RECORDED INFORMATION →

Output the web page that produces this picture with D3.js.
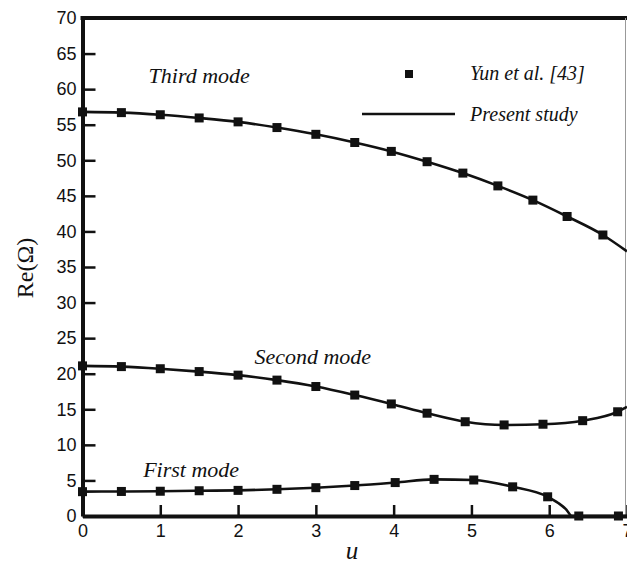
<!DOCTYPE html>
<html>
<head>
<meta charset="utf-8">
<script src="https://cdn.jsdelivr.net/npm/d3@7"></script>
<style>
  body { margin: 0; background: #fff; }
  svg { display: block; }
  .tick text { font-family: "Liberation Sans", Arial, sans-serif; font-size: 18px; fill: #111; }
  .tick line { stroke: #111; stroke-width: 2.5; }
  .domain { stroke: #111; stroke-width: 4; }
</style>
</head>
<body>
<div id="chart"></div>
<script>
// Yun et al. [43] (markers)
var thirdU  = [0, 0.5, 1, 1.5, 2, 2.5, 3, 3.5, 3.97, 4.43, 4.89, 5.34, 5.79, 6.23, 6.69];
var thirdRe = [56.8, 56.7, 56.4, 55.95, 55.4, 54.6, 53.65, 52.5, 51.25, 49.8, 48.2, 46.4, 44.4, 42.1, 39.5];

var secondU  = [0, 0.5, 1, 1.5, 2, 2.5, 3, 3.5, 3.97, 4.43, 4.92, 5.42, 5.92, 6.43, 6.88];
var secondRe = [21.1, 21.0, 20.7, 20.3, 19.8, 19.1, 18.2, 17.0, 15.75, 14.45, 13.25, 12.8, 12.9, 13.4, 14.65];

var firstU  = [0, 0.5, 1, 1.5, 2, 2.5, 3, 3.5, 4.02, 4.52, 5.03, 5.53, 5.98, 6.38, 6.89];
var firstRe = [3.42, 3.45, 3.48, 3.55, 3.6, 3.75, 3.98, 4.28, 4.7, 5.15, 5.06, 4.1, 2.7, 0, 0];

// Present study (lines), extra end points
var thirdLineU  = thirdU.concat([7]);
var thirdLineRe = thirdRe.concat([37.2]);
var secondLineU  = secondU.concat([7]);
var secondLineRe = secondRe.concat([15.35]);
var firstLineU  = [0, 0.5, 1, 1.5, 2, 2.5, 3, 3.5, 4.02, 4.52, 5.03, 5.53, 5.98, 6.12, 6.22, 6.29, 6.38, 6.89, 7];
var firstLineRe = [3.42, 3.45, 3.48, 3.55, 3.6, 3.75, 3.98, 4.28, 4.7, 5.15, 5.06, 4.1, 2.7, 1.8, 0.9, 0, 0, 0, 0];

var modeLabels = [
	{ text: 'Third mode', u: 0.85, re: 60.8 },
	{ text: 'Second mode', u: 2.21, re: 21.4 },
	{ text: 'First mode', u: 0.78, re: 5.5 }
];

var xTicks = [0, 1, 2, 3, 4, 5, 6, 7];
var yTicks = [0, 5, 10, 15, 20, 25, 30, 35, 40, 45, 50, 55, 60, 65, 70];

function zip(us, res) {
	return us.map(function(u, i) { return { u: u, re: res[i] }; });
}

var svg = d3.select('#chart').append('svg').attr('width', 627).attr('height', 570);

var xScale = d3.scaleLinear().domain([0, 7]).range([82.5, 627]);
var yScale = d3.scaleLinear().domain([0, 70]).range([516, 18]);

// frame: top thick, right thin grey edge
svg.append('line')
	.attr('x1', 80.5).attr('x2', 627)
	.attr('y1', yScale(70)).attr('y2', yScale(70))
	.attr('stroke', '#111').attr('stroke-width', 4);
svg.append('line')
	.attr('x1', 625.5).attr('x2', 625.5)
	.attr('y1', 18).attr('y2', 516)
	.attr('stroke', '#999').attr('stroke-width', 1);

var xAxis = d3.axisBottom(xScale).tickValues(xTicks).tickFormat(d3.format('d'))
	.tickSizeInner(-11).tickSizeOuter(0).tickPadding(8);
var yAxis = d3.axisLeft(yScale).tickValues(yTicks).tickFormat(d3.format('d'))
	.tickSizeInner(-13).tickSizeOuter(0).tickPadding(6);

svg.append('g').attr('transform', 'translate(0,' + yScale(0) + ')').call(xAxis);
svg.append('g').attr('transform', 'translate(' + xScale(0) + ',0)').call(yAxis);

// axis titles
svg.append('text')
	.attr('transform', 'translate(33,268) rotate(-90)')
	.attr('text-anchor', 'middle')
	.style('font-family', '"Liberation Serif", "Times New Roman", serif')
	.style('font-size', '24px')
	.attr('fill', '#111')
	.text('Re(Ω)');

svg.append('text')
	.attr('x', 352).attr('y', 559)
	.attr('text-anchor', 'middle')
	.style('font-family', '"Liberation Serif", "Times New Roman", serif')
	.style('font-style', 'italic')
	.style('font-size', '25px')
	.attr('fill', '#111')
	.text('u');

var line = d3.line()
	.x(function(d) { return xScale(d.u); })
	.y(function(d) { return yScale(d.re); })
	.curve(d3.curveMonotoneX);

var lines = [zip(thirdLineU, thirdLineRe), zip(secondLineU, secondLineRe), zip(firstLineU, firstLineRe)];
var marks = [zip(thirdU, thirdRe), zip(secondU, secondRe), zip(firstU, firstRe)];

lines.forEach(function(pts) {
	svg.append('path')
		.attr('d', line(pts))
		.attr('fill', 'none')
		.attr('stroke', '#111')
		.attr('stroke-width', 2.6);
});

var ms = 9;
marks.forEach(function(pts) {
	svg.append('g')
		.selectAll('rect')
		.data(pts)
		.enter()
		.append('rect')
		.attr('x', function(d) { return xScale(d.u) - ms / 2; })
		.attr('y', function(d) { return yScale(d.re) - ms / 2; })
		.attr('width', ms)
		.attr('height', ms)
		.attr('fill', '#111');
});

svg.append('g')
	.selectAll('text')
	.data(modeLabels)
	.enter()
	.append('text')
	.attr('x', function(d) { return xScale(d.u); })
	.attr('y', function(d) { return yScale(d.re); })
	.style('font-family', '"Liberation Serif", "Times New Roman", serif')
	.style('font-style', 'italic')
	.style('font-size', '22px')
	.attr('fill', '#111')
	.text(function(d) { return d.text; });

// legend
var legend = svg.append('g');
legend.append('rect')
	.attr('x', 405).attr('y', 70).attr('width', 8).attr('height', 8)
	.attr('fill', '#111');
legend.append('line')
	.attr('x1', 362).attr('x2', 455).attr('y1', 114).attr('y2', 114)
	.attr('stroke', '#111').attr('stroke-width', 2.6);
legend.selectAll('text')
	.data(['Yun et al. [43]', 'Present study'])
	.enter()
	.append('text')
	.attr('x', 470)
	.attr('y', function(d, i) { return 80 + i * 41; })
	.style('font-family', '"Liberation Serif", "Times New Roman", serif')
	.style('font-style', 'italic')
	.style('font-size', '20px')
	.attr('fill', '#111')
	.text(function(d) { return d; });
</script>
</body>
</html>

SET PROBLEM →
Each line from the top of the material through the line containing "12.9, 13.4, 14.65];" should be reproduced exactly; please drop any images.

FINAL ANSWER →
Output the web page that produces this picture with D3.js.
<!DOCTYPE html>
<html>
<head>
<meta charset="utf-8">
<script src="https://cdn.jsdelivr.net/npm/d3@7"></script>
<style>
  body { margin: 0; background: #fff; }
  svg { display: block; }
  .tick text { font-family: "Liberation Sans", Arial, sans-serif; font-size: 18px; fill: #111; }
  .tick line { stroke: #111; stroke-width: 2.5; }
  .domain { stroke: #111; stroke-width: 4; }
</style>
</head>
<body>
<div id="chart"></div>
<script>
// Yun et al. [43] (markers)
var thirdU  = [0, 0.5, 1, 1.5, 2, 2.5, 3, 3.5, 3.97, 4.43, 4.89, 5.34, 5.79, 6.23, 6.69];
var thirdRe = [56.8, 56.7, 56.4, 55.95, 55.4, 54.6, 53.65, 52.5, 51.25, 49.8, 48.2, 46.4, 44.4, 42.1, 39.5];

var secondU  = [0, 0.5, 1, 1.5, 2, 2.5, 3, 3.5, 3.97, 4.43, 4.92, 5.42, 5.92, 6.43, 6.88];
var secondRe = [21.1, 21.0, 20.7, 20.3, 19.8, 19.1, 18.2, 17.0, 15.75, 14.45, 13.25, 12.8, 12.9, 13.4, 14.65];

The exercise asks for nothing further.